Anyway, so that was my afternoon, eh?

How was yours? 😛

Post-a-day 2020

Welcome Home

It is rainy and humid and warm (but will be cold by morning!), and the house was humid and miserable when I first arrived, and the shower was standing, and my towel was (is?) big and fluffy, and I wrapped it all around my body and then my head, and it still isn’t soaked through…, and my bed is soft and big enough for me and not on the floor, and it is finally cool in my room and the hallway and all, but it is still humid in a good way, and so my nose insides aren’t hurting anymore…

Yes, I am back to Houston, Texas, and its winter weather and wonderful beds and towels…

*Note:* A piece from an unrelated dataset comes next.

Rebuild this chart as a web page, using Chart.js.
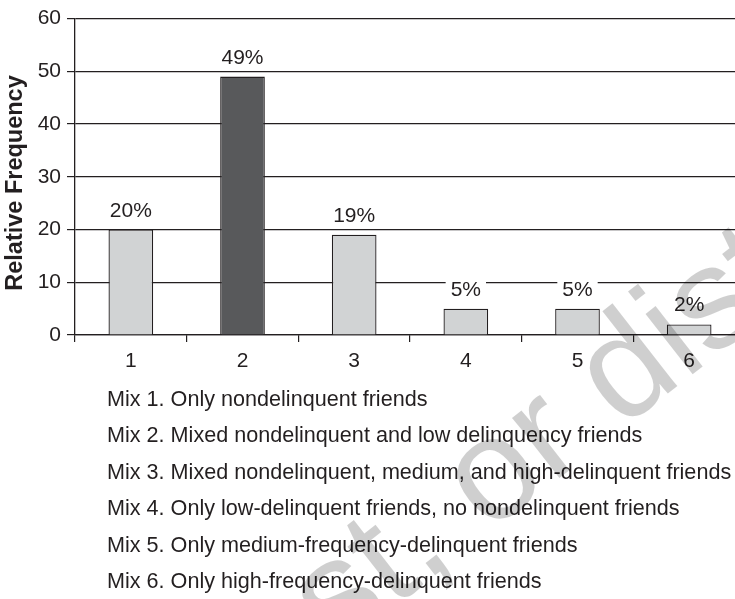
<!DOCTYPE html>
<html>
<head>
<meta charset="utf-8">
<script src="https://cdn.jsdelivr.net/npm/chart.js@4.4.1/dist/chart.umd.min.js"></script>
<style>
  html, body { margin: 0; padding: 0; background: #fff; overflow: hidden; }
  #wrap { position: relative; width: 745px; height: 599px; }
</style>
</head>
<body>
<div id="wrap"><canvas id="myChart"></canvas></div>
<script>
const mixes = ["1", "2", "3", "4", "5", "6"];
const frequency = [20, 49, 19, 5, 5, 2];
const barColors = ["#d1d3d4", "#58595b", "#d1d3d4", "#d1d3d4", "#d1d3d4", "#d1d3d4"];
const yTicks = [0, 10, 20, 30, 40, 50, 60];
const mixLabels = [
  "Mix 1. Only nondelinquent friends",
  "Mix 2. Mixed nondelinquent and low delinquency friends",
  "Mix 3. Mixed nondelinquent, medium, and high-delinquent friends",
  "Mix 4. Only low-delinquent friends, no nondelinquent friends",
  "Mix 5. Only medium-frequency-delinquent friends",
  "Mix 6. Only high-frequency-delinquent friends",
];
const yTitle = "Relative Frequency";
const watermark = "Do not copy, post, or distribute";

const ink = "#231f20";
const font = "'Liberation Sans', Arial, Helvetica, sans-serif";

// percent labels above the bars, on a white patch so grid lines break behind them
const valueLabels = {
  id: "valueLabels",
  afterDatasetsDraw(chart) {
    const ctx = chart.ctx;
    const meta = chart.getDatasetMeta(0);
    ctx.save();
    ctx.font = "21px " + font;
    ctx.textAlign = "center";
    ctx.textBaseline = "alphabetic";
    meta.data.forEach((bar, i) => {
      const txt = frequency[i] + "%";
      const w = ctx.measureText(txt).width;
      const base = bar.y - 13;
      ctx.fillStyle = "#fff";
      ctx.fillRect(bar.x - w / 2 - 5, base - 18, w + 10, 22);
      ctx.fillStyle = ink;
      ctx.fillText(txt, bar.x, base);
    });
    ctx.restore();
  }
};

// rotated axis title and the key lines under the chart
const extraText = {
  id: "extraText",
  afterDraw(chart) {
    const ctx = chart.ctx;
    const area = chart.chartArea;
    ctx.save();
    ctx.fillStyle = ink;
    ctx.font = "bold 23.5px " + font;
    ctx.textAlign = "center";
    ctx.textBaseline = "middle";
    ctx.translate(16, 183);
    ctx.rotate(-Math.PI / 2);
    ctx.fillText(yTitle, 0, 0);
    ctx.restore();

    ctx.save();
    ctx.fillStyle = ink;
    ctx.font = "21.6px " + font;
    ctx.textAlign = "left";
    ctx.textBaseline = "alphabetic";
    mixLabels.forEach((t, i) => {
      ctx.fillText(t, 107, area.bottom + 71 + i * 36.4);
    });
    ctx.restore();

    // faint diagonal stamp across the lower right
    ctx.save();
    ctx.font = "145px " + font;
    ctx.fillStyle = "rgba(0,0,0,0.19)";
    ctx.textBaseline = "alphabetic";
    ctx.textAlign = "left";
    ctx.translate(488, 534);
    ctx.rotate(-38 * Math.PI / 180);
    const lead = ctx.measureText("Do not copy, post, ").width;
    ctx.fillText(watermark, -lead, 0);
    ctx.restore();
  }
};

const data = {
  labels: mixes,
  datasets: [
    {
      data: frequency,
      backgroundColor: barColors,
      borderColor: ink,
      borderWidth: 1.3,
      barPercentage: 0.4,
      categoryPercentage: 1,
    },
  ],
};

const config = {
  type: "bar",
  data: data,
  options: {
    responsive: true,
    maintainAspectRatio: false,
    animation: false,
    layout: {
      padding: { top: 16, right: 0, bottom: 224, left: 0 },
    },
    plugins: {
      legend: { display: false },
      tooltip: { enabled: false },
    },
    scales: {
      x: {
        offset: true,
        grid: {
          offset: true,
          drawOnChartArea: false,
          drawTicks: true,
          tickLength: 7,
          color: ink,
          lineWidth: 1.2,
        },
        border: { color: ink, width: 1.3 },
        ticks: {
          color: ink,
          padding: 7,
          font: { size: 21, family: font },
        },
        afterFit(scale) {
          scale.height = 40;
        },
      },
      y: {
        min: 0,
        max: 60,
        afterBuildTicks(scale) {
          scale.ticks = yTicks.map(v => ({ value: v }));
        },
        grid: {
          color: ink,
          lineWidth: 1.2,
          tickLength: 8,
        },
        border: { color: ink, width: 1.3 },
        ticks: {
          color: ink,
          padding: 6,
          font: { size: 21, family: font },
        },
        afterFit(scale) {
          scale.width = 75;
        },
      },
    },
  },
  plugins: [valueLabels, extraText],
};

const myChart = new Chart(document.getElementById("myChart"), config);
</script>
</body>
</html>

And it feels delightful to be here.

But I’m hungry… hmm…

I guess I kind of did miss a meal somewhere along this past 39-hour day that was my January tenth of 2020… hmm…

Post-a-day 2020

Jet-setting oven

Well, here we go…

It has been an interesting day so far, and continues to be so now…

I currently am very annoyed with Air Canada, but I am hoping that they will remedy the nasty problem when they open the counter (as soon as this ANA flight finishes at the same gate, and someone shows up for my flight).

Also, what to do?

Buy the filthy expensive whisky for my dad, a whisky that you kind of can’t get anywhere else anyway?

I think so.

But I have to wait for them to open the counter to remedy the situation with my flight first…, then walk all the way back to the duty free place that had it (because the one here doesn’t have it).

Huff……

God, help me heal through this next bit of traveling (because I also happen to have a fever right now, naturally).

😛

P.S. They did not remedy the situation, and it was not a very comfortable flight arrangement… however, my seat companion and I commiserated and laughed about it a bit, and had some great conversation besides, so it ended up being tolerable (fortunately!).